The numpy archive geodata-vectorized.npz under files contains vectors deserialized from well-known text geometries, using the shapely library. They are re-serialized as a 3D tensor as a combination of real-valued and one-hot components:

Property Description
input_geoms A nested array of shape (?, ?, 16) - depending on the sequence length settings - of deserialized WKT polygons with the following encoding: [:, :, 0:5]: The polygon point/node coordinates in lon/lat, [:, :, 5:13]: The geometry type, a one-hot encoded sequence of set {GeometryCollection, Point, LineString, Polygon, MultiPoint, MultiLineString, MultiPolygon, Geometry}, [:, :, 13:]: A one-hot encoded sequence of actions in set {render, stop, full stop}
intersection Geometries representing the intersection in WGS84 lon/lat, same geometry encoding as input_geoms
centroid_distance Distance as gaussian with parameters mean and sigma shape [:, :, 2] in meters between the centroids
geom_distance Distance as gaussian with mean and sigma shape [:, :, 2] in meters between the geometries, distance 0 if intersecting
brt_centroid Centroid point in WGS84 lon/lat of the BRT geometry
osm_centroid Centroid point in WGS84 lon/lat of the OSM geometry
centroids Two centroid points for BRT and OSM in WGS84 lon/lat
centroids_rd Two centroid points for BRT and OSM in Netherlands RD meters

Docker

Due to the cross-platform dependency issues installing python geospatial packages, the setup has been Dockerized to ensure cross-platform interoperability. This is the easiest way to use.

  • See instructions on installing and running Docker on your platform.
  • Install docker compose
  • Run docker-compose build in the root folder of this repository
  • !! Make sure ./script/get-data.sh has LF line endings if you run this on windows!!. To be sure, you can install Git for windows, open a git bash shell in the repo folder and issue a dos2unix ./script/*.sh. This will convert the line endings to unix line feeds.
  • Run docker-compose up. Once the container has exited, you should see a files directory in your repo folder with a file topology-training.csv. This contains your extracted geometries, distances and intersections.
  • You can re-create the topology-training csv using docker-compose run data-prep export-data.sh

Using self-installed libraries

If you need to run or debug locally, you need the following dependencies:

Package Linux Mac Windows
Shapely apt-get install -y libgeos-dev && pip install shapely download and pip install one of these wheels
GDAL apt-get install -y libproj-dev && git clone https://github.com/OSGeo/gdal.git && cd gdal/gdal && ./configure --with-python && make >/dev/null 2>&1 && make install && ldconfig download and pip install one of these wheels
PostGIS apt-get install postgres postgis brew install -y postgres postgis see here
slackclient pip3 install slackclient pip3 install slackclient pip3 install slackclient
Once you have everything installed, cd to the prep directory and execute get-data.sh en export-data.sh.
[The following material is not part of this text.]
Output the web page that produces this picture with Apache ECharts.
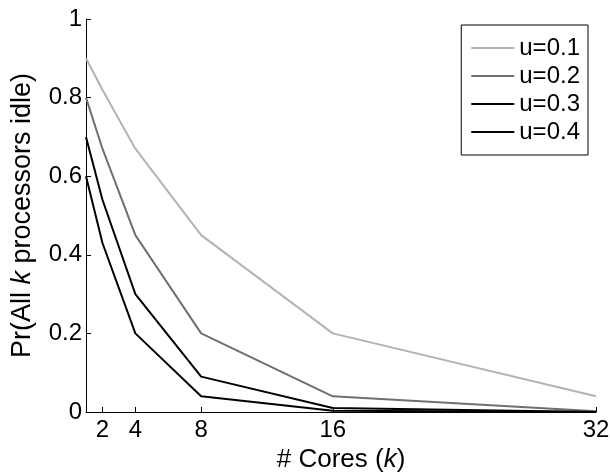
<!DOCTYPE html>
<html>
<head>
<meta charset="utf-8">
<script src="https://cdn.jsdelivr.net/npm/echarts@6/dist/echarts.min.js"></script>
<style>
  html, body { margin: 0; padding: 0; background: #fff; }
  #chart { width: 610px; height: 472px; }
</style>
</head>
<body>
<div id="chart"></div>
<script>
// number of cores k
const cores = [1, 2, 4, 8, 16, 32]
const coreTicks = [2, 4, 8, 16, 32]

// Pr(all k processors idle)
const u01 = [0.90, 0.82, 0.67, 0.45, 0.20, 0.04]
const u02 = [0.80, 0.67, 0.45, 0.20, 0.04, 0.002]
const u03 = [0.70, 0.54, 0.30, 0.09, 0.01, 0.0]
const u04 = [0.60, 0.43, 0.20, 0.04, 0.003, 0.0]

const seriesNames = ['u=0.1', 'u=0.2', 'u=0.3', 'u=0.4']
const seriesData = [u01, u02, u03, u04]
const colors = ['#b3b3b3', '#6f6f6f', '#000000', '#000000']

const font = 'Liberation Sans, Arial, Helvetica, sans-serif'

const chart = echarts.init(document.getElementById('chart'))

chart.setOption({
	animation: false,
	textStyle: { fontFamily: font, color: '#000' },
	grid: { left: 86, right: 14, top: 19, bottom: 60, containLabel: false, outerBoundsMode: 'none' },
	legend: {
		orient: 'vertical',
		right: 22,
		top: 25,
		data: seriesNames,
		icon: 'rect',
		borderColor: '#000',
		borderWidth: 1,
		borderRadius: 0,
		padding: [11, 8, 11, 10],
		itemWidth: 43,
		itemHeight: 2,
		itemGap: 4,
		textStyle: { fontSize: 24, fontFamily: font, color: '#000', lineHeight: 24 }
	},
	xAxis: {
		type: 'value',
		min: 1,
		max: 32,
		name: '# Cores ({i|k})',
		nameLocation: 'middle',
		nameGap: 30,
		nameTextStyle: {
			fontSize: 26, color: '#000', fontFamily: font,
			rich: { i: { fontSize: 26, fontStyle: 'italic', fontFamily: font, color: '#000' } }
		},
		axisLine: { lineStyle: { color: '#000', width: 1 } },
		axisTick: { inside: true, length: 5, customValues: coreTicks, lineStyle: { color: '#000' } },
		axisLabel: { customValues: coreTicks, fontSize: 24, color: '#000', margin: 6 },
		splitLine: { show: false }
	},
	yAxis: {
		type: 'value',
		min: 0,
		max: 1,
		interval: 0.2,
		name: 'Pr(All {i|k} processors idle)',
		nameLocation: 'middle',
		nameGap: 50,
		nameTextStyle: {
			fontSize: 27, color: '#000', fontFamily: font,
			rich: { i: { fontSize: 27, fontStyle: 'italic', fontFamily: font, color: '#000' } }
		},
		axisLine: { show: true, lineStyle: { color: '#000', width: 1 } },
		axisTick: { show: true, inside: true, length: 5, lineStyle: { color: '#000' } },
		axisLabel: { fontSize: 24, color: '#000', margin: 4 },
		splitLine: { show: false }
	},
	series: seriesNames.map((name, i) => ({
		name,
		type: 'line',
		symbol: 'none',
		data: cores.map((k, j) => [k, seriesData[i][j]]),
		lineStyle: { color: colors[i], width: 2 },
		itemStyle: { color: colors[i] }
	}))
})
</script>
</body>
</html>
Conversion to numpy archive

After you have created your topology-training.csv, convert it to a numpy archive using cd model && python3 vectorize.py. Note there is a pre-built geodata-vectorized.npz under files

Running the models

Model scripts are run from the model directory. Each one of them is a more or less elaborate strategy to work with real-valued data, often combined with categorical data, using LSTMs.

You can monitor progress using tensorboard: tensorboard --log_dir ./model/tensorboard or python3 -m tensorflow.tensorboard --logdir ./model/tensorboard

Gaussian verification experiments

Many models include gaussian parameter outputs as part of the task. The job of these models is to verify the accuracy and stability of univariate and bivariate gaussian loss functions.

fixed_univariate_gaussian.py

The most simple of gaussian approximations. Attempts to approximate a mu of 52. as close as possible with a sigma of 0. Converges in about 10 epochs to exactly [52. 0.].

fixed_bivariate_gaussian.py

Attempts to approximate a bivariate gaussian with mu's of a realistic coordinate set of [5, 52], sigmas of 0 and rho of 0. Converges in about 30 epochs, but weirdly brings rho towards +/- 9e0 instead of 0.

random_univariate_gaussian.py

Trains to approximate a randomly instantiated set of integers between 1 and 20.

Distance models

centroid_distance.py

Calculate the distance between the centroids (of two polygons) in meters, expressed as a single gaussian. Converges to deviations of centimeters in about 50 epochs. This is a helpful demo model, since centroidal distances can in general practice be used between any set of two (multi)geometries, whether this are (multi)points, (multi)polygons or other.

geom_distance.py

Approximates the distance between two polygons in meters, expressed as a single gaussian. This is an approximation of a vanilla distance query such as PostGIS:ST_distance. If the polygons intersect, the distance is 0. Converges in about 25 epochs to centimeter-level precision. Intersecting geometries do not converge to exactly 0, but to levels within centimeters deviation.

Intersection sequence-to-sequence auto-encoder

intersection.py

Approximates the intersection of two geometries into a new geometry. Work in progress.

intersection-concat.py

Approximates the intersection of two concatenated geometries into a new geometry, a variation of the previous setup. Work in progress.

Character-level model

There is one model that uses a character-level sequence-to-sequence strategy to approximate intersections. Work in progress.